>> begin Information shown

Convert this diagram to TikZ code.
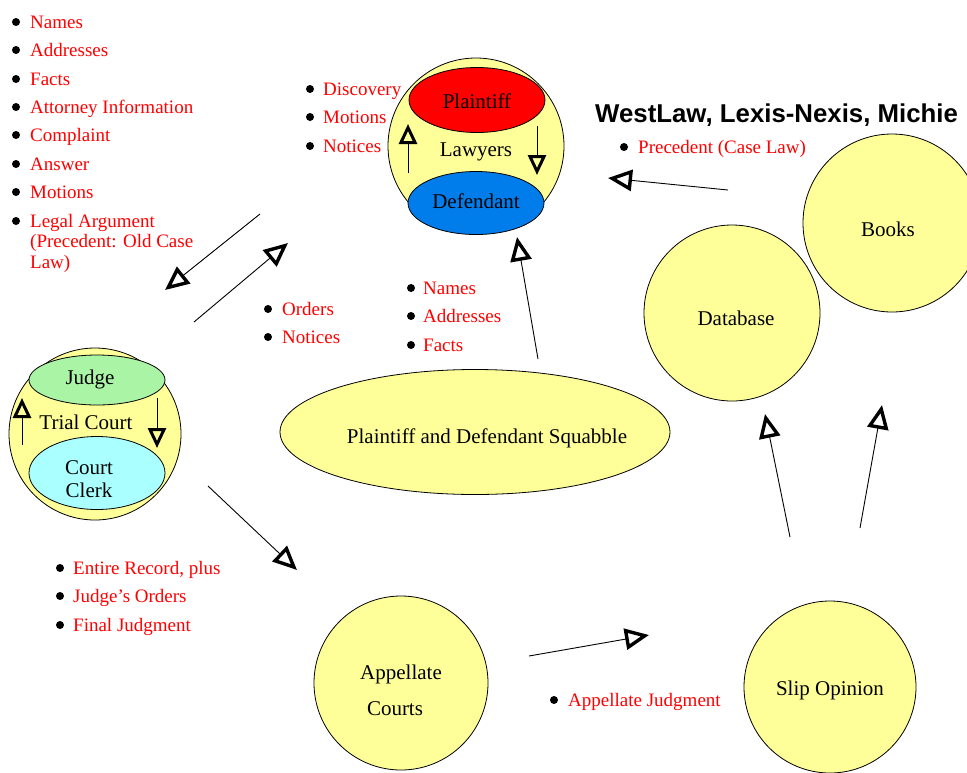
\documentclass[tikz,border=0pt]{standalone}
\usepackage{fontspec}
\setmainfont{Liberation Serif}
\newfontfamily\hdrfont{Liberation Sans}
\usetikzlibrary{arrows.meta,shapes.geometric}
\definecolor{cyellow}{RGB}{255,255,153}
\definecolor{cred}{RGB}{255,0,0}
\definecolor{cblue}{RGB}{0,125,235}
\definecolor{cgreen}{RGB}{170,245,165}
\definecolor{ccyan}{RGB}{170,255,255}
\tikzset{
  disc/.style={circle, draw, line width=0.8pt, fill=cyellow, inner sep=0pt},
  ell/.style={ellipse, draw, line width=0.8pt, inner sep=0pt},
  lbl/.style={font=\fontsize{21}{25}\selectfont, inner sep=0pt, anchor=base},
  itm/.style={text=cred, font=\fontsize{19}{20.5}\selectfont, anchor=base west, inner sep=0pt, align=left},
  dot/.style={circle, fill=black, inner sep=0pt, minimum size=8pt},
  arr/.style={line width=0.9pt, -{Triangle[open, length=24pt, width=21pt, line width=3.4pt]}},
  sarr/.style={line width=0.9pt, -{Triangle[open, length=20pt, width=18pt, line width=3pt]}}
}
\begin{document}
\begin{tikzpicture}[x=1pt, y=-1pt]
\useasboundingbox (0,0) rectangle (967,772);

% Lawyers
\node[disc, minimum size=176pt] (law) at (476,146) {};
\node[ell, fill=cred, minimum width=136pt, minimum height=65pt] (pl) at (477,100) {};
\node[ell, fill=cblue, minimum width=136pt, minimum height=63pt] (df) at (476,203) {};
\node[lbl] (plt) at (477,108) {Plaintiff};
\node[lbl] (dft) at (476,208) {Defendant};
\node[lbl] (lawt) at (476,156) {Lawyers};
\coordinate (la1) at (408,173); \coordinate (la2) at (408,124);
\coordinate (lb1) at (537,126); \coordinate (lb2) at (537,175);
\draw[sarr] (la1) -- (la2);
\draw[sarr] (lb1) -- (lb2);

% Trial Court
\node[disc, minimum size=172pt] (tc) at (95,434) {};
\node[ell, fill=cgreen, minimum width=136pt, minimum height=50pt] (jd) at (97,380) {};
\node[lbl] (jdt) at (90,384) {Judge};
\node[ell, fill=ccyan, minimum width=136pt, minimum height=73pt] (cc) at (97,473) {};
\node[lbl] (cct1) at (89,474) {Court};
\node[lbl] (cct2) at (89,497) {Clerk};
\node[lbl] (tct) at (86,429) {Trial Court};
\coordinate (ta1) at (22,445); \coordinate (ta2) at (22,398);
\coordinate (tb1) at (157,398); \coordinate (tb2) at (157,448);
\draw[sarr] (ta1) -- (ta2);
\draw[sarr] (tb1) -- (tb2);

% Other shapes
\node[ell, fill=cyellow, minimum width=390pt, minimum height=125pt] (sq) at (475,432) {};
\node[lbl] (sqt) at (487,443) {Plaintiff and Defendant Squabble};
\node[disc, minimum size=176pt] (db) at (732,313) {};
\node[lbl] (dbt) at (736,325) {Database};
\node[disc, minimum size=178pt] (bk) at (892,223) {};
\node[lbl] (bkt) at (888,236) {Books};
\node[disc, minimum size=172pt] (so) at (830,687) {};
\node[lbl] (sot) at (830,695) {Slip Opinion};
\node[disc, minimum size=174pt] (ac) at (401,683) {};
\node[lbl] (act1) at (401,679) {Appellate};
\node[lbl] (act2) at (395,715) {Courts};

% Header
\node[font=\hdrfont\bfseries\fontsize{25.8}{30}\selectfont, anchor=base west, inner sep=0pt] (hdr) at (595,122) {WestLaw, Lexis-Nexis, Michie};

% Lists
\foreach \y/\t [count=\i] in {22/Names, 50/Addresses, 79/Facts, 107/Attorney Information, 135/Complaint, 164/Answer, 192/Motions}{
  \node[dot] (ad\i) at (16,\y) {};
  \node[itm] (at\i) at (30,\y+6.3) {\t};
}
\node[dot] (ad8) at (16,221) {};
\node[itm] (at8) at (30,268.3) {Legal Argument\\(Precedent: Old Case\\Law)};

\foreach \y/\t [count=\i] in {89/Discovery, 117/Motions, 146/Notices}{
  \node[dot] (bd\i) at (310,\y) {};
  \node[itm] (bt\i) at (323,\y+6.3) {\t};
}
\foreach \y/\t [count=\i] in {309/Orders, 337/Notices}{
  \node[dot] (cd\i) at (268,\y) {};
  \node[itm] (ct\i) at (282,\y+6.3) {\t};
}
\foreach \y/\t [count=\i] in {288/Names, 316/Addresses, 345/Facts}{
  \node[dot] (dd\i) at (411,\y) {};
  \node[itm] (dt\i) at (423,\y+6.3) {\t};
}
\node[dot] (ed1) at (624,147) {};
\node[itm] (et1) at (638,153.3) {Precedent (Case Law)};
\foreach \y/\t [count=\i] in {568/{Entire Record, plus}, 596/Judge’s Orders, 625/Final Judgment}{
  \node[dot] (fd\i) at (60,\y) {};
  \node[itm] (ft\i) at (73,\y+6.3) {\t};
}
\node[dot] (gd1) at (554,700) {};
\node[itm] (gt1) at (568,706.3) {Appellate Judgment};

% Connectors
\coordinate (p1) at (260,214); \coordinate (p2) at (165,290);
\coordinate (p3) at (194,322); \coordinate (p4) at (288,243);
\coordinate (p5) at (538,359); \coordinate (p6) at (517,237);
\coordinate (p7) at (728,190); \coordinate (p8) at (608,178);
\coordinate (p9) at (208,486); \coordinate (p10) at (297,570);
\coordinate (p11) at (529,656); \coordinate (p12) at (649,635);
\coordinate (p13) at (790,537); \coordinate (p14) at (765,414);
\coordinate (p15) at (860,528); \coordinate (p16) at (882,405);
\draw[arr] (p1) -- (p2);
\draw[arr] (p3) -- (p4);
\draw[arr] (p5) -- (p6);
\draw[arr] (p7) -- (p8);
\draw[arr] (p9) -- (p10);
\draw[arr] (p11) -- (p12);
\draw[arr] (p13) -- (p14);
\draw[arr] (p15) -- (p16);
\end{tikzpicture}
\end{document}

>> end Information shown

_Task to complete:_ Repeat the material exactly as it reads, without any of its pictures.

_Task solution:_
Convert this diagram to TikZ code.
\documentclass[tikz,border=0pt]{standalone}
\usepackage{fontspec}
\setmainfont{Liberation Serif}
\newfontfamily\hdrfont{Liberation Sans}
\usetikzlibrary{arrows.meta,shapes.geometric}
\definecolor{cyellow}{RGB}{255,255,153}
\definecolor{cred}{RGB}{255,0,0}
\definecolor{cblue}{RGB}{0,125,235}
\definecolor{cgreen}{RGB}{170,245,165}
\definecolor{ccyan}{RGB}{170,255,255}
\tikzset{
  disc/.style={circle, draw, line width=0.8pt, fill=cyellow, inner sep=0pt},
  ell/.style={ellipse, draw, line width=0.8pt, inner sep=0pt},
  lbl/.style={font=\fontsize{21}{25}\selectfont, inner sep=0pt, anchor=base},
  itm/.style={text=cred, font=\fontsize{19}{20.5}\selectfont, anchor=base west, inner sep=0pt, align=left},
  dot/.style={circle, fill=black, inner sep=0pt, minimum size=8pt},
  arr/.style={line width=0.9pt, -{Triangle[open, length=24pt, width=21pt, line width=3.4pt]}},
  sarr/.style={line width=0.9pt, -{Triangle[open, length=20pt, width=18pt, line width=3pt]}}
}
\begin{document}
\begin{tikzpicture}[x=1pt, y=-1pt]
\useasboundingbox (0,0) rectangle (967,772);

% Lawyers
\node[disc, minimum size=176pt] (law) at (476,146) {};
\node[ell, fill=cred, minimum width=136pt, minimum height=65pt] (pl) at (477,100) {};
\node[ell, fill=cblue, minimum width=136pt, minimum height=63pt] (df) at (476,203) {};
\node[lbl] (plt) at (477,108) {Plaintiff};
\node[lbl] (dft) at (476,208) {Defendant};
\node[lbl] (lawt) at (476,156) {Lawyers};
\coordinate (la1) at (408,173); \coordinate (la2) at (408,124);
\coordinate (lb1) at (537,126); \coordinate (lb2) at (537,175);
\draw[sarr] (la1) -- (la2);
\draw[sarr] (lb1) -- (lb2);

% Trial Court
\node[disc, minimum size=172pt] (tc) at (95,434) {};
\node[ell, fill=cgreen, minimum width=136pt, minimum height=50pt] (jd) at (97,380) {};
\node[lbl] (jdt) at (90,384) {Judge};
\node[ell, fill=ccyan, minimum width=136pt, minimum height=73pt] (cc) at (97,473) {};
\node[lbl] (cct1) at (89,474) {Court};
\node[lbl] (cct2) at (89,497) {Clerk};
\node[lbl] (tct) at (86,429) {Trial Court};
\coordinate (ta1) at (22,445); \coordinate (ta2) at (22,398);
\coordinate (tb1) at (157,398); \coordinate (tb2) at (157,448);
\draw[sarr] (ta1) -- (ta2);
\draw[sarr] (tb1) -- (tb2);

% Other shapes
\node[ell, fill=cyellow, minimum width=390pt, minimum height=125pt] (sq) at (475,432) {};
\node[lbl] (sqt) at (487,443) {Plaintiff and Defendant Squabble};
\node[disc, minimum size=176pt] (db) at (732,313) {};
\node[lbl] (dbt) at (736,325) {Database};
\node[disc, minimum size=178pt] (bk) at (892,223) {};
\node[lbl] (bkt) at (888,236) {Books};
\node[disc, minimum size=172pt] (so) at (830,687) {};
\node[lbl] (sot) at (830,695) {Slip Opinion};
\node[disc, minimum size=174pt] (ac) at (401,683) {};
\node[lbl] (act1) at (401,679) {Appellate};
\node[lbl] (act2) at (395,715) {Courts};

% Header
\node[font=\hdrfont\bfseries\fontsize{25.8}{30}\selectfont, anchor=base west, inner sep=0pt] (hdr) at (595,122) {WestLaw, Lexis-Nexis, Michie};

% Lists
\foreach \y/\t [count=\i] in {22/Names, 50/Addresses, 79/Facts, 107/Attorney Information, 135/Complaint, 164/Answer, 192/Motions}{
  \node[dot] (ad\i) at (16,\y) {};
  \node[itm] (at\i) at (30,\y+6.3) {\t};
}
\node[dot] (ad8) at (16,221) {};
\node[itm] (at8) at (30,268.3) {Legal Argument\\(Precedent: Old Case\\Law)};

\foreach \y/\t [count=\i] in {89/Discovery, 117/Motions, 146/Notices}{
  \node[dot] (bd\i) at (310,\y) {};
  \node[itm] (bt\i) at (323,\y+6.3) {\t};
}
\foreach \y/\t [count=\i] in {309/Orders, 337/Notices}{
  \node[dot] (cd\i) at (268,\y) {};
  \node[itm] (ct\i) at (282,\y+6.3) {\t};
}
\foreach \y/\t [count=\i] in {288/Names, 316/Addresses, 345/Facts}{
  \node[dot] (dd\i) at (411,\y) {};
  \node[itm] (dt\i) at (423,\y+6.3) {\t};
}
\node[dot] (ed1) at (624,147) {};
\node[itm] (et1) at (638,153.3) {Precedent (Case Law)};
\foreach \y/\t [count=\i] in {568/{Entire Record, plus}, 596/Judge’s Orders, 625/Final Judgment}{
  \node[dot] (fd\i) at (60,\y) {};
  \node[itm] (ft\i) at (73,\y+6.3) {\t};
}
\node[dot] (gd1) at (554,700) {};
\node[itm] (gt1) at (568,706.3) {Appellate Judgment};

% Connectors
\coordinate (p1) at (260,214); \coordinate (p2) at (165,290);
\coordinate (p3) at (194,322); \coordinate (p4) at (288,243);
\coordinate (p5) at (538,359); \coordinate (p6) at (517,237);
\coordinate (p7) at (728,190); \coordinate (p8) at (608,178);
\coordinate (p9) at (208,486); \coordinate (p10) at (297,570);
\coordinate (p11) at (529,656); \coordinate (p12) at (649,635);
\coordinate (p13) at (790,537); \coordinate (p14) at (765,414);
\coordinate (p15) at (860,528); \coordinate (p16) at (882,405);
\draw[arr] (p1) -- (p2);
\draw[arr] (p3) -- (p4);
\draw[arr] (p5) -- (p6);
\draw[arr] (p7) -- (p8);
\draw[arr] (p9) -- (p10);
\draw[arr] (p11) -- (p12);
\draw[arr] (p13) -- (p14);
\draw[arr] (p15) -- (p16);
\end{tikzpicture}
\end{document}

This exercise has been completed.